Spot each line that carries the word "this"; copy those lines.

# Extracted entries
════

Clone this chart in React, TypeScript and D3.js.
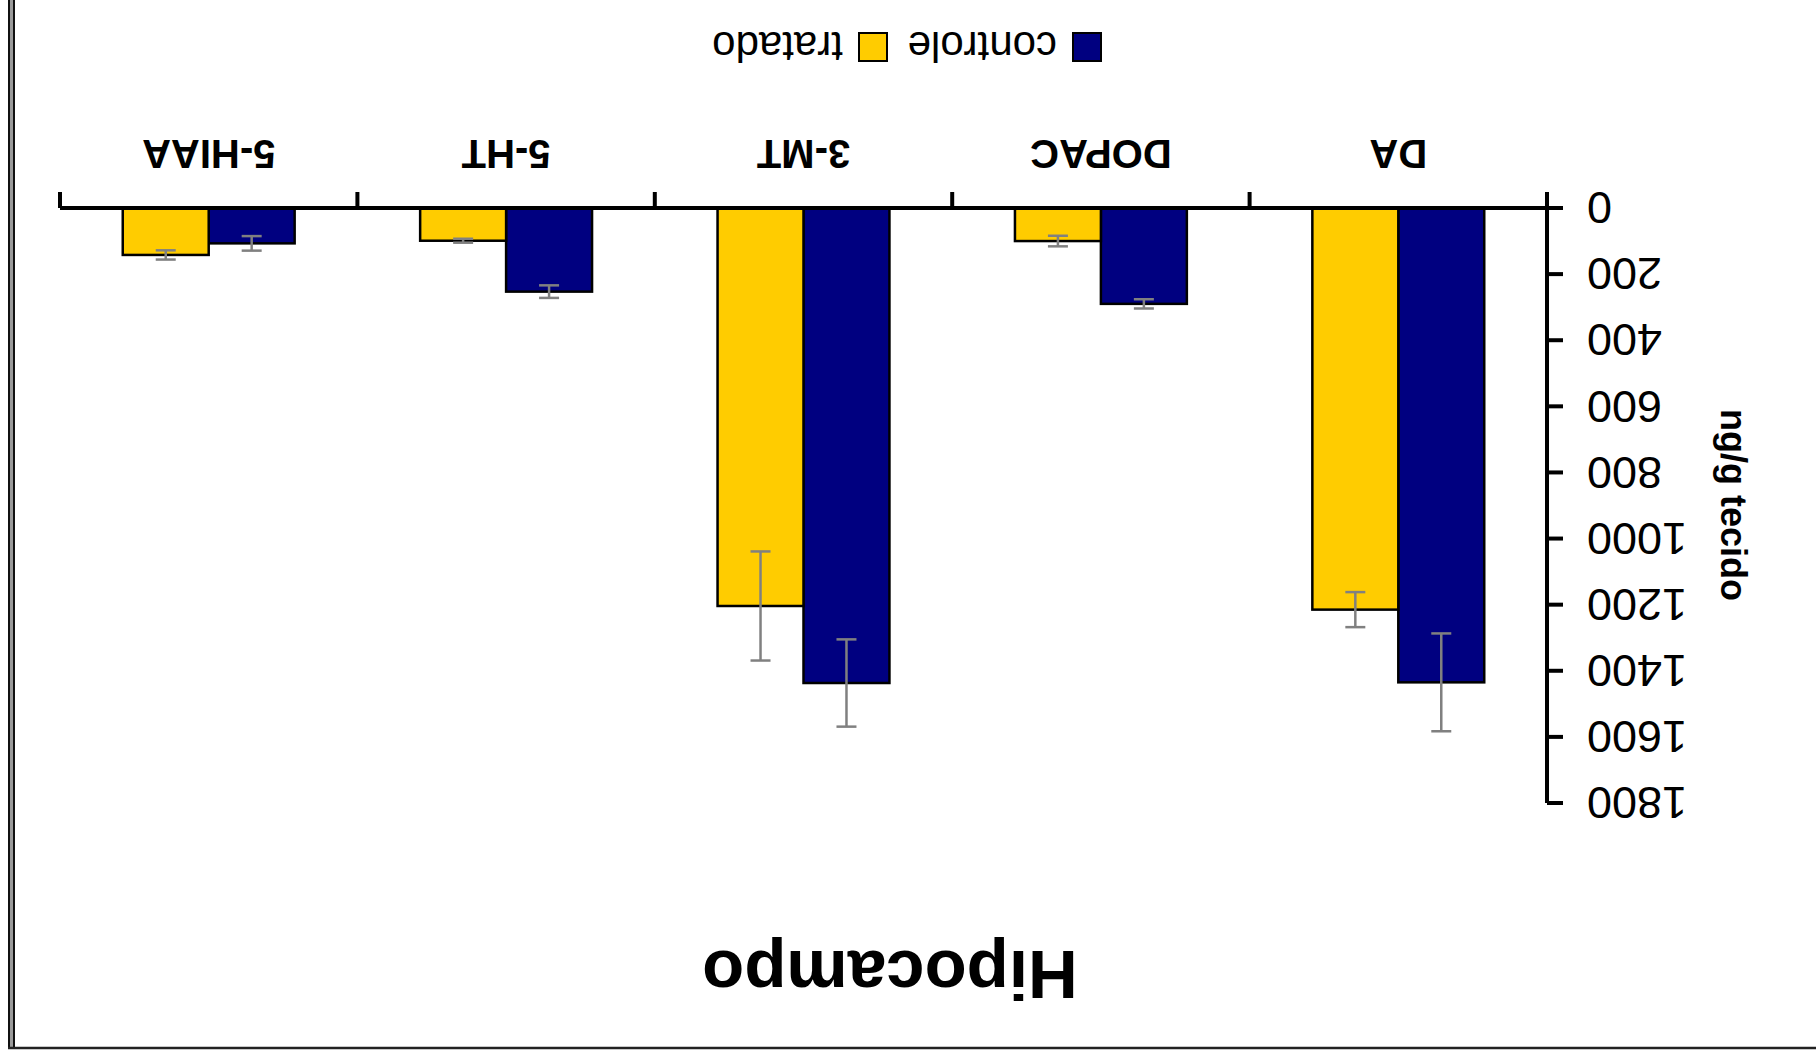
import React from "react";
import * as d3 from "d3";

const categories = ["DA", "DOPAC", "3-MT", "5-HT", "5-HIAA"];
const seriesNames = ["controle", "tratado"];
const controleValues = [1435, 290, 1437, 253, 107];
const controleErrors = [148, 14, 132, 19, 22];
const tratadoValues = [1215, 100, 1204, 99, 142];
const tratadoErrors = [53, 16, 165, 6, 14];
const yTickValues = [0, 200, 400, 600, 800, 1000, 1200, 1400, 1600, 1800];
const title = "Hipocampo";
const yAxisTitle = "ng/g tecido";

const colors: Record<string, string> = { controle: "#000080", tratado: "#FFCC00" };
const FONT = "'Liberation Sans', Arial, sans-serif";

const W = 1816;
const H = 1058;

export default function App() {
  const x0 = d3.scaleBand<string>().domain(categories).range([269, 1756]).paddingInner(0).paddingOuter(0);
  const bw = x0.bandwidth();
  const x1 = d3.scaleBand<string>().domain(seriesNames).range([bw * 0.211, bw * 0.789]).padding(0);
  const y = d3.scaleLinear().domain([0, 1800]).range([850, 255]);

  const data = categories.map((c, i) => ({
    cat: c,
    vals: [
      { s: "controle", v: controleValues[i], e: controleErrors[i] },
      { s: "tratado", v: tratadoValues[i], e: tratadoErrors[i] },
    ],
  }));

  const boundaries = categories.map((c) => x0(c) as number).concat([(x0(categories[categories.length - 1]) as number) + bw]);
  const capW = 10;

  return (
    <svg width={W} height={H} style={{ position: "absolute", left: 0, top: 0, background: "#fff" }}>
      <rect x={0} y={0} width={W} height={H} fill="#fff" />
      {/* frame (in screen coordinates) */}
      <rect x={8} y={0} width={7} height={1049} fill="#9a9a9a" />
      <line x1={9} y1={0} x2={9} y2={1049} stroke="#111" strokeWidth={2} />
      <line x1={14} y1={0} x2={14} y2={1049} stroke="#111" strokeWidth={2} />
      <line x1={8} y1={1048} x2={W} y2={1048} stroke="#222" strokeWidth={2.5} />

      <g transform={`rotate(180 ${W / 2} ${H / 2})`}>
        {/* title */}
        <text x={926} y={107} textAnchor="middle" fontFamily={FONT} fontWeight="bold" fontSize={69} fill="#000">
          {title}
        </text>

        {/* bars */}
        {data.map((d) => (
          <g key={d.cat} transform={`translate(${x0(d.cat)},0)`}>
            {d.vals.map((b) => (
              <rect
                key={b.s}
                x={x1(b.s)}
                y={y(b.v)}
                width={x1.bandwidth()}
                height={y(0) - y(b.v)}
                fill={colors[b.s]}
                stroke="#000"
                strokeWidth={2.5}
              />
            ))}
            {d.vals.map((b) => {
              const cx = (x1(b.s) as number) + x1.bandwidth() / 2;
              return (
                <g key={b.s + "e"} stroke="#808080" strokeWidth={2.5}>
                  <line x1={cx} x2={cx} y1={y(b.v - b.e)} y2={y(b.v + b.e)} />
                  <line x1={cx - capW} x2={cx + capW} y1={y(b.v - b.e)} y2={y(b.v - b.e)} />
                  <line x1={cx - capW} x2={cx + capW} y1={y(b.v + b.e)} y2={y(b.v + b.e)} />
                </g>
              );
            })}
          </g>
        ))}

        {/* x axis */}
        <line x1={269} x2={1756} y1={y(0)} y2={y(0)} stroke="#000" strokeWidth={4} />
        {boundaries.map((bx, i) => (
          <line key={i} x1={bx} x2={bx} y1={y(0)} y2={y(0) + 16} stroke="#000" strokeWidth={4} />
        ))}
        {categories.map((c) => (
          <text
            key={c}
            x={(x0(c) as number) + bw / 2}
            y={918}
            textAnchor="middle"
            fontFamily={FONT}
            fontWeight="bold"
            fontSize={40}
            fill="#000"
          >
            {c}
          </text>
        ))}

        {/* y axis */}
        <line x1={269} x2={269} y1={y(0) + 2} y2={y(1800)} stroke="#000" strokeWidth={4} />
        {yTickValues.map((t) => (
          <g key={t}>
            <line x1={253} x2={269} y1={y(t)} y2={y(t)} stroke="#000" strokeWidth={4} />
            <text x={229} y={y(t)} dy="0.35em" textAnchor="end" fontFamily={FONT} fontSize={45} fill="#000">
              {t}
            </text>
          </g>
        ))}
        <text
          transform={`translate(95, ${553}) rotate(-90)`}
          textAnchor="middle"
          fontFamily={FONT}
          fontWeight="bold"
          fontSize={36}
          fill="#000"
        >
          {yAxisTitle}
        </text>

        {/* legend */}
        {seriesNames.map((s, i) => {
          const lx = [715, 929][i];
          return (
            <g key={s}>
              <rect x={lx} y={997} width={28} height={28} fill={colors[s]} stroke="#000" strokeWidth={2} />
              <text x={lx + 44} y={1026} fontFamily={FONT} fontSize={42} fill="#000">
                {s}
              </text>
            </g>
          );
        })}
      </g>
    </svg>
  );
}
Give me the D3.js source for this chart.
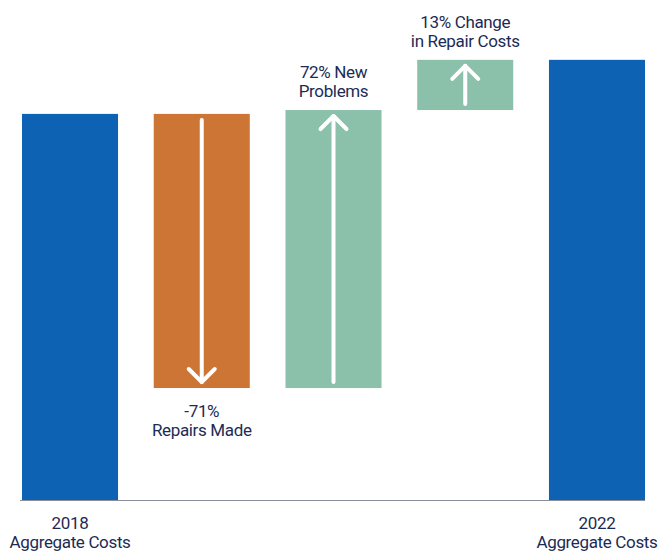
<!DOCTYPE html>
<html>
<head>
<meta charset="utf-8">
<script src="https://cdn.jsdelivr.net/npm/d3@7"></script>
<style>
  body { margin: 0; background: #fff; }
  text { font-family: Roboto, 'Noto Sans', sans-serif; fill: #1c2b55; letter-spacing: -0.35px; }
</style>
</head>
<body>
<div class="chart-container"></div>
<script>
// data
const steps = ['2018', 'repairs', 'new', 'change', '2022'];
const changes = [100, -71, 72, 13, 114]; // first and last are totals
const kinds = ['total', 'down', 'up', 'up', 'total'];
const labelLines = [
    ['2018', 'Aggregate Costs'],
    ['-71%', 'Repairs Made'],
    ['72% New', 'Problems'],
    ['13% Change', 'in Repair Costs'],
    ['2022', 'Aggregate Costs']
];

const colors = { total: '#0d62b4', down: '#cd7535', up: '#8bc1aa' };

// build start / end of each bar
function buildWaterfall() {
    let running = 0;
    return steps.map((s, i) => {
        let start, end;
        if (kinds[i] === 'total') {
            start = 0;
            end = changes[i];
            running = changes[i];
        } else {
            start = running;
            end = running + changes[i];
            running = end;
        }
        return { step: s, start, end, kind: kinds[i], lines: labelLines[i] };
    });
}

function ready() {
    const data = buildWaterfall();
    const width = 658;
    const height = 552;
    const baseY = 500;

    const xScale = d3.scaleBand()
        .domain(steps)
        .range([22, 645])
        .paddingInner(0.271)
        .paddingOuter(0);

    const yScale = d3.scaleLinear()
        .domain([0, 129.5])
        .range([baseY, 0]);

    const svg = d3.select('.chart-container')
        .append('svg')
        .attr('width', width)
        .attr('height', height);

    // bars
    svg.append('g')
        .selectAll('rect')
        .data(data)
        .enter()
        .append('rect')
            .attr('x', d => xScale(d.step))
            .attr('y', d => yScale(Math.max(d.start, d.end)))
            .attr('width', xScale.bandwidth())
            .attr('height', d => Math.abs(yScale(d.start) - yScale(d.end)))
            .style('fill', d => colors[d.kind]);

    // baseline
    svg.append('line')
        .attr('x1', 20)
        .attr('x2', 645)
        .attr('y1', baseY + 0.5)
        .attr('y2', baseY + 0.5)
        .style('stroke', '#8a8f9c')
        .style('stroke-width', 1.2);

    // arrows on the change bars
    const arrows = svg.append('g')
        .selectAll('.arrow')
        .data(data.filter(d => d.kind !== 'total'))
        .enter()
        .append('g')
        .attr('class', 'arrow');

    const inset = 6;
    const head = 13;
    arrows.append('line')
        .attr('x1', d => xScale(d.step) + xScale.bandwidth() / 2)
        .attr('x2', d => xScale(d.step) + xScale.bandwidth() / 2)
        .attr('y1', d => d.kind === 'down' ? yScale(d.start) + inset : yScale(d.start) - inset)
        .attr('y2', d => d.kind === 'down' ? yScale(d.end) - inset : yScale(d.end) + inset)
        .style('stroke', '#fff')
        .style('stroke-width', 4)
        .style('stroke-linecap', 'round');

    arrows.append('path')
        .attr('d', d => {
            const cx = xScale(d.step) + xScale.bandwidth() / 2;
            if (d.kind === 'down') {
                const tip = yScale(d.end) - inset;
                return `M${cx - head},${tip - head}L${cx},${tip}L${cx + head},${tip - head}`;
            }
            const tip = yScale(d.end) + inset;
            return `M${cx - head},${tip + head}L${cx},${tip}L${cx + head},${tip + head}`;
        })
        .style('fill', 'none')
        .style('stroke', '#fff')
        .style('stroke-width', 4)
        .style('stroke-linecap', 'round')
        .style('stroke-linejoin', 'round');

    // labels
    const labels = svg.append('g')
        .selectAll('text')
        .data(data)
        .enter()
        .append('text')
            .attr('text-anchor', 'middle')
            .style('font-size', '17px')
            .attr('transform', d => {
                const cx = xScale(d.step) + xScale.bandwidth() / 2;
                let y;
                if (d.kind === 'total') y = baseY + 29;
                else if (d.kind === 'down') y = yScale(d.end) + 29;
                else y = yScale(d.end) - 32;
                return `translate(${cx}, ${y})`;
            });

    labels.selectAll('tspan')
        .data(d => d.lines)
        .enter()
        .append('tspan')
            .attr('x', 0)
            .attr('dy', (d, i) => i === 0 ? 0 : 19)
            .text(d => d);
}

ready();
</script>
</body>
</html>
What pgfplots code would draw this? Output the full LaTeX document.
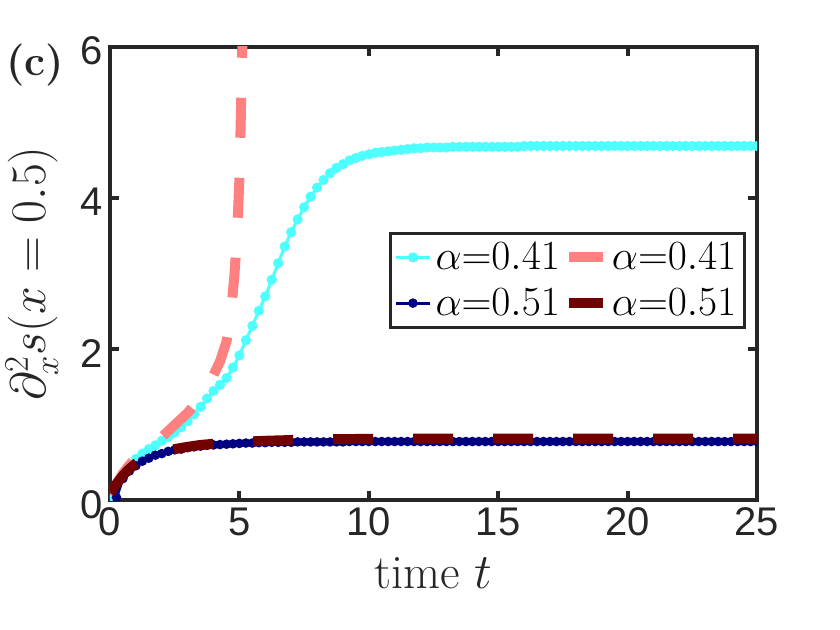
\documentclass[border=0pt]{standalone}
\usepackage{fontspec}
\usepackage{pgfplots}
\pgfplotsset{compat=1.18}
\newfontfamily\arialf{Liberation Sans}
\definecolor{axgray}{RGB}{38,38,38}
\definecolor{cyanl}{RGB}{77,255,255}
\definecolor{navyd}{RGB}{0,0,128}
\definecolor{pinkl}{RGB}{255,128,128}
\definecolor{redd}{RGB}{115,0,0}

% alpha = 0.41, dotted line
\pgfplotstableread{
t y
0 0.02
0.25 0.17
0.5 0.31
0.75 0.44
1 0.55
1.25 0.62
1.5 0.68
1.75 0.73
2 0.79
2.25 0.84
2.5 0.90
2.75 0.97
3 1.05
3.25 1.14
3.5 1.24
3.75 1.35
4 1.45
4.25 1.53
4.5 1.62
4.75 1.76
5 1.92
5.25 2.12
5.5 2.31
5.75 2.51
6 2.70
6.25 2.92
6.5 3.14
6.75 3.36
7 3.55
7.25 3.72
7.5 3.88
7.75 4.02
8 4.14
8.25 4.24
8.5 4.33
8.75 4.40
9 4.45
9.25 4.50
9.5 4.53
9.75 4.56
10 4.58
10.25 4.60
10.5 4.61
10.75 4.62
11 4.63
11.25 4.64
11.5 4.65
11.75 4.66
12 4.66
12.25 4.67
12.5 4.67
12.75 4.67
13 4.67
13.25 4.68
13.5 4.68
13.75 4.68
14 4.68
14.25 4.68
14.5 4.68
14.75 4.68
15 4.68
15.25 4.68
15.5 4.68
15.75 4.68
16 4.69
16.25 4.69
16.5 4.69
16.75 4.69
17 4.69
17.25 4.69
17.5 4.69
17.75 4.69
18 4.69
18.25 4.69
18.5 4.69
18.75 4.69
19 4.69
19.25 4.69
19.5 4.69
19.75 4.69
20 4.69
20.25 4.69
20.5 4.69
20.75 4.69
21 4.69
21.25 4.69
21.5 4.69
21.75 4.69
22 4.69
22.25 4.69
22.5 4.69
22.75 4.69
23 4.69
23.25 4.69
23.5 4.69
23.75 4.69
24 4.69
24.25 4.69
24.5 4.69
24.75 4.69
25 4.69
}\cyandata

% alpha = 0.51, dotted line
\pgfplotstableread{
t y
0.25 0.04
0.5 0.29
0.75 0.39
1 0.46
1.25 0.52
1.5 0.56
1.75 0.60
2 0.62
2.25 0.65
2.5 0.67
2.75 0.68
3 0.70
3.25 0.71
3.5 0.72
3.75 0.73
4 0.735
4.25 0.74
4.5 0.745
4.75 0.75
5 0.755
5.25 0.76
5.5 0.76
5.75 0.765
6 0.765
6.25 0.77
6.5 0.77
6.75 0.77
7 0.77
7.25 0.775
7.5 0.775
7.75 0.775
8 0.775
8.25 0.775
8.5 0.775
8.75 0.775
9 0.775
9.25 0.78
9.5 0.78
9.75 0.78
10 0.78
10.25 0.78
10.5 0.78
10.75 0.78
11 0.78
11.25 0.78
11.5 0.78
11.75 0.78
12 0.78
12.25 0.78
12.5 0.78
12.75 0.78
13 0.78
13.25 0.78
13.5 0.78
13.75 0.78
14 0.78
14.25 0.78
14.5 0.78
14.75 0.78
15 0.78
15.25 0.78
15.5 0.78
15.75 0.78
16 0.78
16.25 0.78
16.5 0.78
16.75 0.78
17 0.78
17.25 0.78
17.5 0.78
17.75 0.78
18 0.78
18.25 0.78
18.5 0.78
18.75 0.78
19 0.78
19.25 0.78
19.5 0.78
19.75 0.78
20 0.78
20.25 0.78
20.5 0.78
20.75 0.78
21 0.78
21.25 0.78
21.5 0.78
21.75 0.78
22 0.78
22.25 0.78
22.5 0.78
22.75 0.78
23 0.78
23.25 0.78
23.5 0.78
23.75 0.78
24 0.78
24.25 0.78
24.5 0.78
24.75 0.78
25 0.78
}\navydata

\begin{document}
\begin{tikzpicture}
\begin{axis}[
    scale only axis,
    width=323.5pt, height=226.75pt,
    xmin=0, xmax=25,
    ymin=0, ymax=6,
    xtick={0,5,10,15,20,25},
    ytick={0,2,4,6},
    clip marker paths=true,
    axis line style={line width=2pt, axgray},
    tick style={line width=2pt, axgray},
    major tick length=4.5pt,
    /pgf/number format/assume math mode=true,
    ticklabel style={font=\arialf\fontsize{20}{24}\selectfont, text=axgray},
    yticklabel style={yshift=-2pt},
    xlabel={time $t$},
    ylabel={$\partial_x^2 s(x=0.5)$},
    label style={font=\fontsize{24}{28}\selectfont, text=axgray},
    xlabel style={at={(axis description cs:0.5,-0.161)}, anchor=center},
    ylabel style={at={(axis description cs:-0.1206,0.5)}, anchor=center},
    legend columns=2,
    legend cell align=left,
    legend style={at={(axis description cs:0.431,0.592)}, anchor=north west,
        draw=axgray, line width=1.5pt, inner xsep=2pt, inner ysep=2.5pt,
        row sep=4pt,
        font=\fontsize{22}{26}\selectfont,
        /tikz/every even column/.append style={column sep=0pt}},
]
\addplot[cyanl, line width=1.5pt, mark=*, mark size=1.75pt,
    mark options={solid, fill=cyanl, draw=cyanl}] table[x=t, y=y] {\cyandata};
\addlegendentry{$\alpha{=}0.41$}
\addplot[pinkl, line width=5pt, dash pattern=on 20pt off 20pt] coordinates {
(0,0.08) (0.25,0.22) (0.5,0.36) (0.75,0.47) (1,0.56) (1.5,0.70) (2,0.84)
(2.5,1.00) (3,1.16) (3.5,1.36) (3.75,1.50) (4,1.66) (4.25,1.84) (4.5,2.10)
(4.6,2.30) (4.7,2.58) (4.8,2.95) (4.9,3.45) (5.0,4.25) (5.05,5.0) (5.1,5.8)
(5.15,6.6)
};
\addlegendentry{$\alpha{=}0.41$}
\addplot[navyd, line width=1.5pt, mark=*, mark size=1.6pt,
    mark options={solid, fill=navyd, draw=navyd}] table[x=t, y=y] {\navydata};
\addlegendentry{$\alpha{=}0.51$}
\addplot[redd, line width=5pt, dash pattern=on 20pt off 20pt] coordinates {
(0,0.10) (0.25,0.22) (0.5,0.33) (0.75,0.42) (1,0.49) (1.25,0.54) (1.5,0.58)
(2,0.64) (2.5,0.68) (3,0.71) (3.5,0.735) (4,0.75) (4.5,0.765) (5,0.775)
(6,0.79) (7,0.80) (8,0.81) (10,0.815) (12,0.82) (15,0.82) (20,0.82) (25,0.82)
};
\addlegendentry{$\alpha{=}0.51$}
\coordinate (sw) at (rel axis cs:0,0);
\coordinate (nw) at (rel axis cs:0,1);
\end{axis}
\node[font=\bfseries\fontsize{21}{24}\selectfont, text=axgray] at ([shift={(-37.25pt,-9pt)}]nw) {(c)};
\pgfresetboundingbox
\path[use as bounding box] ([shift={(-55pt,-64.75pt)}]sw) rectangle ++(420pt,315pt);
\end{tikzpicture}
\end{document}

════

# Written answer
Clone this chart in React, TypeScript and D3.js.
Give me the D3.js source for this chart.
What pgfplots code would draw this? Output the full LaTeX document.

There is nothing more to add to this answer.